By Arno Maierbrugger
Gulf Times Correspondent Bangkok


With mainstream Islamic finance rapidly taking on greater significance in the international finance world, several of its sub-disciplines are also gaining in importance. One such sector is Islamic social finance, which focuses on three segments of Islamic philanthropy - zakah, sadaqah and awqaf - as well as on cooperative-based social finance, qard and kafala, and on contemporary Islamic microfinance and their role in global poverty alleviation and ability of bridging development funding gaps.
Authored by the Islamic Research and Training Institute (IRTI) of Jeddah-based Islamic Development Bank (IDB), there are already two comprehensive studies on the sector available.
Last year’s Islamic Social Finance Report 2014 analysed the state of Islamic social finance in seven countries of South and Southeast Asia, namely India, Pakistan, Bangladesh, Malaysia, Brunei, Indonesia and Singapore, and the newly released Islamic Social Finance Report 2015 sets, for the first time, its focus on Islamic social finance on sub-Saharan Africa and on the countries Sudan, Nigeria, Kenya, Mauritius, South Africa and Tanzania.
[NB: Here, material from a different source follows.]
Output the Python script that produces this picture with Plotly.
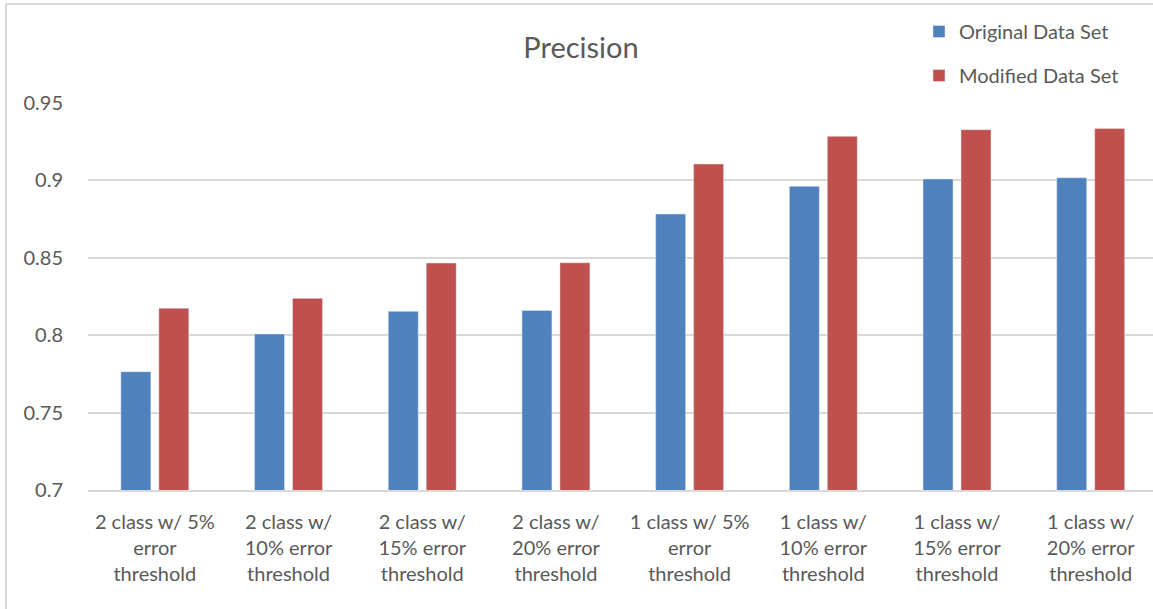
import plotly.graph_objects as go

categories = [
    "2 class w/ 5%<br>error<br>threshold",
    "2 class w/<br>10% error<br>threshold",
    "2 class w/<br>15% error<br>threshold",
    "2 class w/<br>20% error<br>threshold",
    "1 class w/ 5%<br>error<br>threshold",
    "1 class w/<br>10% error<br>threshold",
    "1 class w/<br>15% error<br>threshold",
    "1 class w/<br>20% error<br>threshold",
]
original = [0.7764, 0.8008, 0.8154, 0.8160, 0.8783, 0.8962, 0.9009, 0.9017]
modified = [0.8174, 0.8238, 0.8466, 0.8468, 0.9106, 0.9285, 0.9328, 0.9336]
y_ticks = [0.7, 0.75, 0.8, 0.85, 0.9, 0.95]
y_tick_text = ["0.7", "0.75", "0.8", "0.85", "0.9", "0.95"]

FONT = "Lato"
GREY = "#595959"

fig = go.Figure()
fig.add_trace(go.Bar(x=categories, y=original, name="Original Data Set",
                     marker_color="#4F81BD", legendgroup="a"))
fig.add_trace(go.Bar(x=categories, y=modified, name="Modified Data Set",
                     marker_color="#C0504D", legendgroup="b"))

fig.update_layout(
    width=1153, height=609,
    margin=dict(l=88, r=0, t=103, b=119, autoexpand=False),
    paper_bgcolor="white", plot_bgcolor="white",
    font=dict(family=FONT, color=GREY, size=20),
    title=dict(text="Precision", x=581/1153, xref="container", xanchor="center",
               y=1-48/609, yref="container", yanchor="middle",
               font=dict(size=29, color=GREY, family=FONT)),
    bargap=0.432, bargroupgap=0.21,
    showlegend=True,
    legend=dict(x=919/1153, xref="container", y=1-12/609, yref="container",
                xanchor="left", yanchor="top", tracegroupgap=15,
                font=dict(size=20, color=GREY, family=FONT),
                bgcolor="rgba(0,0,0,0)", itemwidth=30),
    xaxis=dict(range=[-0.5, 7.466], showgrid=False, showline=True,
               linecolor="#d9d9d9", linewidth=1.5, ticks="", tickangle=0,
               automargin=False, ticklabelstandoff=13,
               tickfont=dict(size=20, color=GREY, family=FONT)),
    yaxis=dict(range=[0.7, 0.95], tickvals=y_ticks, ticktext=y_tick_text,
               showgrid=True, gridcolor="#d9d9d9", gridwidth=1.5,
               zeroline=False, showline=False, ticks="", automargin=False,
               ticklabelstandoff=24,
               tickfont=dict(size=20, color=GREY, family=FONT)),
    shapes=[
        dict(type="line", xref="paper", yref="paper", x0=-82/1065, x1=1.0,
             y0=1+99/387, y1=1+99/387, line=dict(color="#d9d9d9", width=2)),
        dict(type="line", xref="paper", yref="paper", x0=-82/1065, x1=-82/1065,
             y0=-119/387, y1=1+99/387, line=dict(color="#d9d9d9", width=2)),
    ],
)

fig.write_html("out.html", config={"displayModeBar": False},
               post_script="document.body.style.margin='0';document.body.style.overflow='hidden';")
Both reports identify how Islamic social finance could be better utilised to tackle poverty and other needs of the poor. One result is that zakah alone, a form of obligatory alms-giving and customarily 2.5% of a Muslim’s total income, if fully institutionalised, would have the potential of wiping out poverty in most of the countries surveyed. To that end, the IDB has already approved the channelling of Islamic social finance funds towards helping people in fragile and conflict states, with the funds to be used to rebuild education, healthcare, sanitation, public facilities, public works, electricity, transportation and housing in the troubled and impoverished countries.
Apart from institutionalised zakah collection and distribution, the 2015 report also recommends the offering of microfinance products for smallholder farmers and allowing the creation of awqaf – a form of perpetual charity deriving from donated assets being held in trusts – by non-Muslims.
The reports show that Sudan, Nigeria and South Africa could “easily” generate adequate resources for poverty alleviation through zakah, while Islamic social finance also had great potential for curbing poverty in the three other countries studied. The report estimates the annual zakah potential in Sudan, Nigeria and South Africa stands at about $1.84bn, $8.78bn and $179mn, respectively. However, the actual collection in 2013 was $220mn, a mere $3mn and $100mn, respectively, in the three countries.
The big differences are caused by the significantly different levels of the facilitation of Islamic social finance, as well as the percentage of Muslims within the population. While in Sudan compulsory zakah remittances are boosting collection levels, such a policy has not been successful in parts of Nigeria because of the lack of enforcement mechanisms. Incentives in the form of tax rebates for zakah payments have also helped in Sudan.
Dr Mohamed Azmi Omar, director general of IRTI, said he hopes that the reports “will satisfy a long-felt need for adequate and relevant information that will help towards instituting an enabling environment for the Islamic social finance sector.”
This is particularly important as the global funding gap for humanitarian initiatives has reached $7bn in 2014, according to Dr Jemilah Mahmood, chief of the World Humanitarian Summit Secretariat at the UN.
“Tapping into Islamic social finance could reduce this huge gap,” she said.
According to calculations by the UN, the world could get rid of poverty if only 5% of people would pay zakah as due.